Task instructions:
Without the pictures, extract every line from the start of the material to the line containing "from matplotlib.patches import Patch", both ends included.

Dataset extract:
....

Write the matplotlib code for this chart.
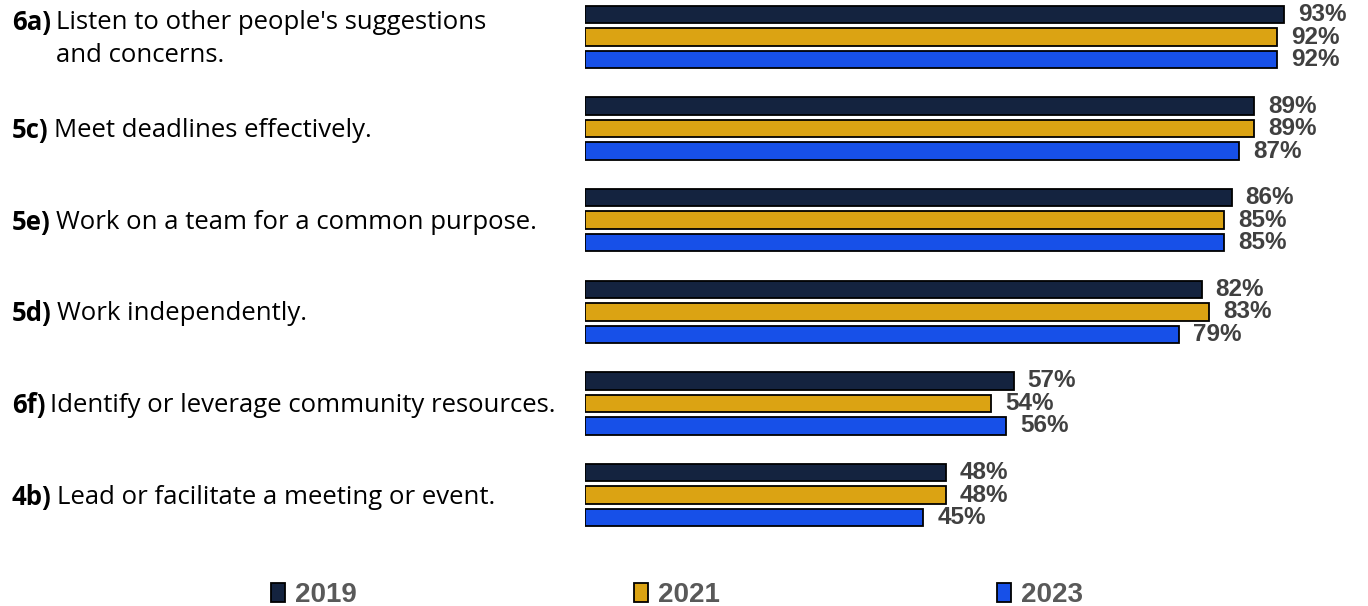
import matplotlib
matplotlib.use("Agg")
import matplotlib.pyplot as plt
from matplotlib.patches import Patch

# Survey items (prefix code + description) and percentages per year
codes = ["6a)", "5c)", "5e)", "5d)", "6f)", "4b)"]
descriptions = [
    "Listen to other people's suggestions\nand concerns.",
    "Meet deadlines effectively.",
    "Work on a team for a common purpose.",
    "Work independently.",
    "Identify or leverage community resources.",
    "Lead or facilitate a meeting or event.",
]
years = ["2019", "2021", "2023"]
values_2019 = [93, 89, 86, 82, 57, 48]
values_2021 = [92, 89, 85, 83, 54, 48]
values_2023 = [92, 87, 85, 79, 56, 45]
series = [values_2019, values_2021, values_2023]
colors = ["#14233f", "#dba313", "#1750e8"]

W, H = 1368, 606
fig = plt.figure(figsize=(W / 100, H / 100), dpi=100)
fig.patch.set_facecolor("white")

ax = fig.add_axes([585 / W, 1 - 550 / H, 752 / W, 550 / H])
ax.set_xlim(0, 100)
ax.set_ylim(5.6, -0.404)
ax.axis("off")

group_px = 91.6
offset = 22.5 / group_px
bar_h = 17.5 / group_px

num_font = ["Liberation Sans", "DejaVu Sans"]
cat_font = ["Open Sans", "DejaVu Sans"]

for k, (vals, col) in enumerate(zip(series, colors)):
    ys = [i + (k - 1) * offset for i in range(len(vals))]
    bars = ax.barh(ys, vals, height=bar_h, color=col, edgecolor="black",
                   linewidth=1.3, label=years[k])
    for b, v in zip(bars, vals):
        ax.annotate(f"{v}%", (b.get_width(), b.get_y() + b.get_height() / 2),
                    xytext=(10, 0), textcoords="offset points",
                    va="center", ha="left", fontsize=17.5, fontweight="bold",
                    color="#404040", family=num_font)

# Category labels: bold code followed by regular description
renderer = fig.canvas.get_renderer()
for i, (code, desc) in enumerate(zip(codes, descriptions)):
    y_fig = 1 - (39 + i * group_px) / H
    nlines = desc.count("\n") + 1
    y_code = y_fig + (0.5 * 34 / H if nlines == 2 else 0)
    t = fig.text(12 / W, y_code, code, fontsize=18.5, fontweight="bold",
                 family=cat_font, va="center", ha="left", color="black")
    bb = t.get_window_extent(renderer)
    fig.text((bb.x1 + 5) / W, y_fig, desc, fontsize=18.5, family=cat_font,
             va="center", ha="left", color="black", linespacing=1.42)

handles = [Patch(facecolor=c, edgecolor="black", linewidth=1.3) for c in colors]
leg = fig.legend(handles, years, loc="center", bbox_to_anchor=(677 / W, 1 - 595 / H),
                 ncol=3, frameon=False, columnspacing=10.0, handlelength=0.5,
                 handleheight=0.65, handletextpad=0.35,
                 prop={"family": num_font, "weight": "bold", "size": 20})
for txt in leg.get_texts():
    txt.set_color("#595959")

fig.savefig("out.png", dpi=100, facecolor="white")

....

Full answer:
Write the matplotlib code for this chart.
import matplotlib
matplotlib.use("Agg")
import matplotlib.pyplot as plt
from matplotlib.patches import Patch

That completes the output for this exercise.